OPINION: This article contains commentary which reflects the author's opinion
The Supreme Court ruling that invented the right of women to have abortions, Roe V Wade, is about to be tested in a major way.
Texas Gov. Greg Abbott signed a bill into law on Wednesday that would outlaw abortions after six weeks except in cases of rape or incest and it takes effect in September, The Texas Tribune reported.
The bill, and other bills of its type, are commonly known as heartbeat bills because they outlaw abortions after a baby’s heartbeat is detected.
The signing of the bill opens a new frontier in the battle over abortion restrictions as first-of-its-kind legal provisions — intended to make the law harder to block — are poised to be tested in the courts.
Abortion rights advocates have promised to challenge the new law, which they consider one of the most extreme across the country and the strictest in Texas since the landmark Roe v. Wade decision.
The state’s legislature “worked together on a bipartisan basis to pass a bill that I’m about to sign that ensures that the life of every unborn child who has a heartbeat will be saved from the ravages of abortion,” the governor said in a livestream video shared to Facebook.
The law was done in a clever way, where no government official was charged with enforcing the law, but providing private citizens the right to sue abortion providers who perform abortions after six weeks of pregnancy.
Because of that there is no one for abortion rights activists to sue as they normally would.
“It’s a very unique law and it’s a very clever law,” Josh Blackman, a South Texas College of Law Houston professor, said. “Planned Parenthood can’t go to court and sue Attorney General [Ken] Paxton like they usually would because he has no role in enforcing the statute. They have to basically sit and wait to be sued.”
“Every citizen is now a private attorney general,” he said. “You can have random people who are against abortion start suing tomorrow.”
Planned Parenthood is furious about the new law.
“It is appalling that in defiance of public opinion and public health, state politicians remain committed to controlling our bodies,” Planned Parenthood Action Fund President Alexis McGill Johnson said.
And it comes days after the Supreme Court decided to hear a case on a Mississippi law that bans abortions after 15 weeks.
It will be the first abortion case to be argued before the Supreme Court since Justice Amy Coney Barrett was confirmed, potentially providing a pathway to challenging Roe v. Wade and allowing outright bans on abortion.
The court will consider the heart of Roe by hearing arguments on whether all bans on abortion prior to the point of fetal viability are unconstitutional.
The Mississippi ban included exceptions for medical emergencies or a “severe” fetal abnormality, but not cases of rape or incest.

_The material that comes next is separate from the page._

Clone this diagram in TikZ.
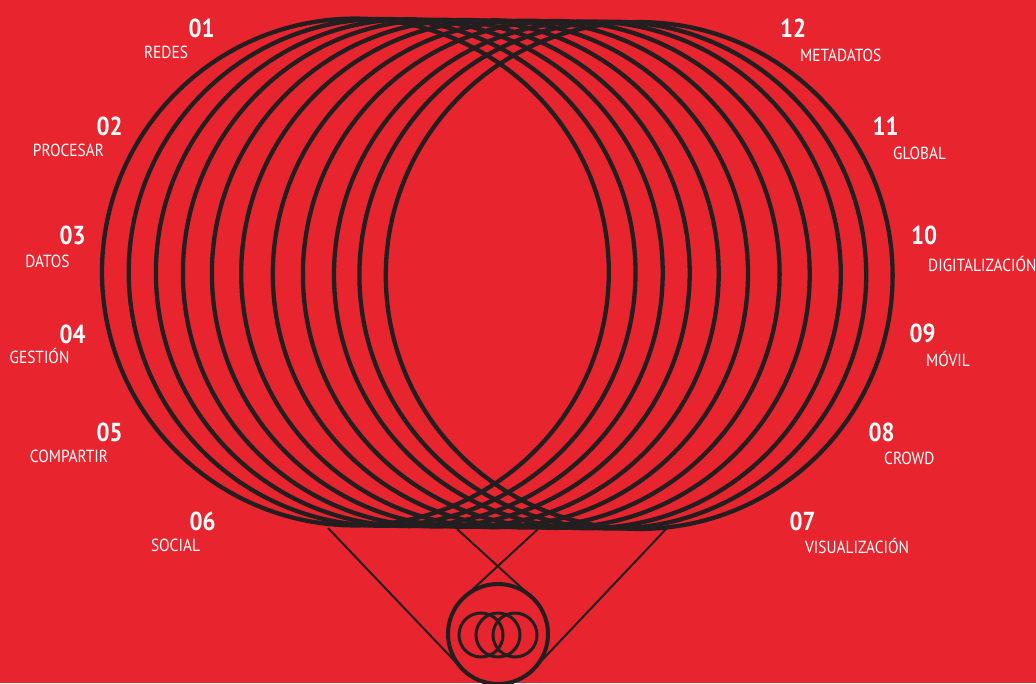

A federal judge blocked the Mississippi law shortly after its passage in 2018, and the 5th Circuit Court of Appeals — among the country’s most conservative appeal circuits — upheld that decision last year, citing the precedent set by Roe.
It would seem that Barrett will be the ultimate vote on this.
Late last year, President Donald Trump announced was interviewed on Fox & Friends Weekend and was asked if he wanted Roe v. Wade overturned.
Trump replied with his focus on Barrett.
“So I didn’t think it was for me to discuss that with her because it’s something that she’s going to be ruling on and this is what I was told, although I would have had the right to do that,” Trump said.
“But if you look at her past actions, rulings, I guess she maybe would be in the category you mentioned, I don’t know. I can say this, that she is certainly conservative in her views, in her rulings, and we’ll have to see how that all works out, but I think it will work out,” Trump added.